On August 2, 2007, Grubb & Ellis Company (the “Company”) issued a press release reporting its preliminary results of operations for the Company’s fiscal 2007 fourth quarter ended June 30, 2007 and announced details of a year-end earnings call and web-cast scheduled for August 16, 2007. A copy of the press release issued by the Company regarding the foregoing results and call is included as Exhibit 99.1 to this Current Report on Form 8-K.
The Company has filed a preliminary proxy statement/prospectus with the Securities and Exchange Commission (the “SEC”). THE COMPANY’S STOCKHOLDERS AND INVESTORS ARE URGED TO READ THE PRELIMINARY PROXY STATEMENT/
PROSPECTUS AND, WHEN IT BECOMES AVAILABLE, THE DEFINITIVE PROXY STATEMENT/PROSPECTUS. THE PROXY STATEMENT/PROSPECTUS WILL CONTAIN IMPORTANT INFORMATION. The Company’s stockholders and investors may obtain free copies of the proxy statement/prospectus (when available) and other documents filed by the Company through the website maintained by the SEC at www.sec.gov. In addition, the Company’s stockholders and investors may obtain free copies of the proxy statement/prospectus (when available) and other documents filed by the Company from the Company by contacting the Company’s Investor Relations department at 500 West Monroe Street, Suite 2800, Chicago, IL 60661 or calling 312.698.6700.

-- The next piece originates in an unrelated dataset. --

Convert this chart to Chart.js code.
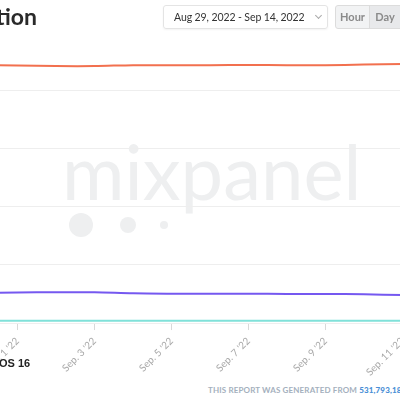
<!DOCTYPE html>
<html>
<head>
<meta charset="utf-8">
<script src="https://cdn.jsdelivr.net/npm/chart.js@4/dist/chart.umd.min.js"></script>
<style>
  html, body {
    margin: 0;
    padding: 0;
    width: 400px;
    height: 400px;
    overflow: hidden;
    background: #fff;
    font-family: Lato, "Noto Sans", sans-serif;
  }
  #page { position: relative; width: 400px; height: 400px; overflow: hidden; }
  .title {
    position: absolute; right: 363px; top: 2px;
    font-size: 23px; font-weight: 700; color: #2a2a2a; white-space: nowrap;
  }
  .picker {
    position: absolute; left: 163px; top: 5px; width: 163px; height: 22px;
    border: 1px solid #e4e4e4; border-radius: 3px; box-shadow: 0 1px 2px rgba(0,0,0,0.05);
    font-size: 10.5px; letter-spacing: -0.1px; color: #333; line-height: 22px;
  }
  .picker span { position: absolute; left: 10px; top: 0; white-space: nowrap; }
  .chev {
    position: absolute; left: 152px; top: 7px; width: 4px; height: 4px;
    border-right: 1px solid #aaa; border-bottom: 1px solid #aaa; transform: rotate(45deg);
  }
  .btns {
    position: absolute; left: 335px; top: 5px; height: 22px; width: 80px;
    border: 1px solid #dcdcdc; border-radius: 3px; background: #f2f3f4;
    font-size: 11px; font-weight: 700; color: #8a8a8a; line-height: 22px;
  }
  .btns .hour { position: absolute; left: 0; width: 33px; text-align: center; border-right: 1px solid #dcdcdc; }
  .btns .day { position: absolute; left: 34px; width: 30px; text-align: center; background: #e8e9eb; }
  .wm {
    position: absolute; left: 62px; top: 125px;
    font-size: 76px; font-weight: 400; color: #eeeff0; white-space: nowrap;
  }
  .dot { position: absolute; border-radius: 50%; background: #eeeff0; }
  #wrap { position: absolute; left: -140px; top: 0; width: 700px; height: 384px; }
  .legend {
    position: absolute; left: -4px; top: 357px; font-size: 11px; font-weight: 700; color: #222;
    font-family: "Liberation Sans", Arial, sans-serif;
  }
  .footer {
    position: absolute; left: 208px; top: 385px; font-size: 8px; letter-spacing: 0.15px;
    color: #a4b0bd; white-space: nowrap; font-weight: 700;
  }
  .footer b { color: #4a8fd6; }
</style>
</head>
<body>
<div id="page">
  <div class="wm">mixpanel</div>
  <div class="dot" style="left:69px;top:213px;width:24px;height:24px"></div>
  <div class="dot" style="left:120px;top:217px;width:16px;height:16px"></div>
  <div class="dot" style="left:160px;top:221px;width:8px;height:8px"></div>

  <div id="wrap"><canvas id="chart"></canvas></div>

  <div class="title">iOS Version Adoption</div>
  <div class="picker"><span>Aug 29, 2022 - Sep 14, 2022</span><div class="chev"></div></div>
  <div class="btns"><div class="hour">Hour</div><div class="day">Day</div></div>

  <div class="legend">iOS 16</div>
  <div class="footer">THIS REPORT WAS GENERATED FROM <b>531,793,189</b> EVENTS</div>
</div>

<script>
// dates shown on the x axis (every other one gets a label)
const dates = [
  "Aug. 29 '22", "Aug. 30 '22", "Aug. 31 '22", "Sep. 1 '22", "Sep. 2 '22",
  "Sep. 3 '22", "Sep. 4 '22", "Sep. 5 '22", "Sep. 6 '22", "Sep. 7 '22",
  "Sep. 8 '22", "Sep. 9 '22", "Sep. 10 '22", "Sep. 11 '22", "Sep. 12 '22",
  "Sep. 13 '22", "Sep. 14 '22"
];

// share of users (%)
const ios15 = [88.6, 88.6, 88.6, 88.5, 88.3, 88.3, 88.6, 88.6, 88.6, 88.7, 88.6, 88.6, 88.8, 89.0, 89.0, 89.0, 89.0];
const ios14 = [10.3, 10.3, 10.4, 10.5, 10.6, 10.6, 10.2, 10.1, 10.1, 10.1, 10.0, 10.0, 9.9, 9.6, 9.5, 9.5, 9.5];
const ios16 = [0.8, 0.8, 0.8, 0.8, 0.8, 0.8, 0.8, 0.8, 0.8, 0.8, 0.8, 0.8, 0.8, 0.8, 0.8, 0.8, 0.8];

const yTicks = [0, 20, 40, 60, 80, 100];

new Chart(document.getElementById("chart"), {
    type: "line",
    data: {
        labels: dates,
        datasets: [
            { label: "iOS 15", data: ios15, borderColor: "#f2704f", borderWidth: 2 },
            { label: "iOS 14", data: ios14, borderColor: "#7558f0", borderWidth: 2 },
            { label: "iOS 16", data: ios16, borderColor: "#80e1d9", borderWidth: 2 }
        ]
    },
    options: {
        responsive: true,
        maintainAspectRatio: false,
        animation: false,
        layout: { padding: { top: 32, left: 42, right: 42, bottom: 0 } },
        elements: {
            point: { radius: 0 },
            line: { tension: 0.3 }
        },
        plugins: {
            legend: { display: false },
            tooltip: { enabled: false }
        },
        scales: {
            x: {
                border: { display: false },
                grid: {
                    drawOnChartArea: false,
                    tickLength: 7,
                    color: ctx => ctx.index % 2 === 1 ? "#d9d9d9" : "rgba(0,0,0,0)"
                },
                ticks: {
                    autoSkip: false,
                    minRotation: 45,
                    maxRotation: 45,
                    padding: 5,
                    color: "#a8a8a8",
                    font: { family: "Lato", size: 10 },
                    callback: (v, i) => i % 2 === 1 ? dates[i] : ""
                }
            },
            y: {
                min: yTicks[0],
                max: yTicks[yTicks.length - 1],
                border: { display: false },
                grid: {
                    drawTicks: false,
                    color: ctx => ctx.tick.value === 100 ? "rgba(0,0,0,0)" : "#eeeeee"
                },
                ticks: { display: false, stepSize: 20 }
            }
        }
    }
});
</script>
</body>
</html>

The information in the preliminary proxy statement/prospectus is not complete and may be changed. Before making any voting or investment decisions with respect to the proposed business combination or any of the other matters with respect to which the Company’s stockholders will be asked to vote pursuant to the proxy statement/prospectus, the Company’s stockholders and investors are urged to read the proxy statement/prospectus and other documents filed by the Company when they become available.
The Company, its directors and named executive officers may be deemed to be participants in the solicitation of the Company’s security holders in connection with the proposed business combination and other matters with respect to which the Company’s stockholders will be asked to vote pursuant to the proxy statement/prospectus. Information regarding the names, affiliations and interests of such individuals is set forth in the Company’s preliminary proxy statement/prospectus which was filed with the SEC on July 2, 2007, as such information may be supplemented by the Company’s definitive proxy statement/statement when it is filed with the SEC, and in the Company’s annual report on Form 10-K for the fiscal year ended June 30, 2006.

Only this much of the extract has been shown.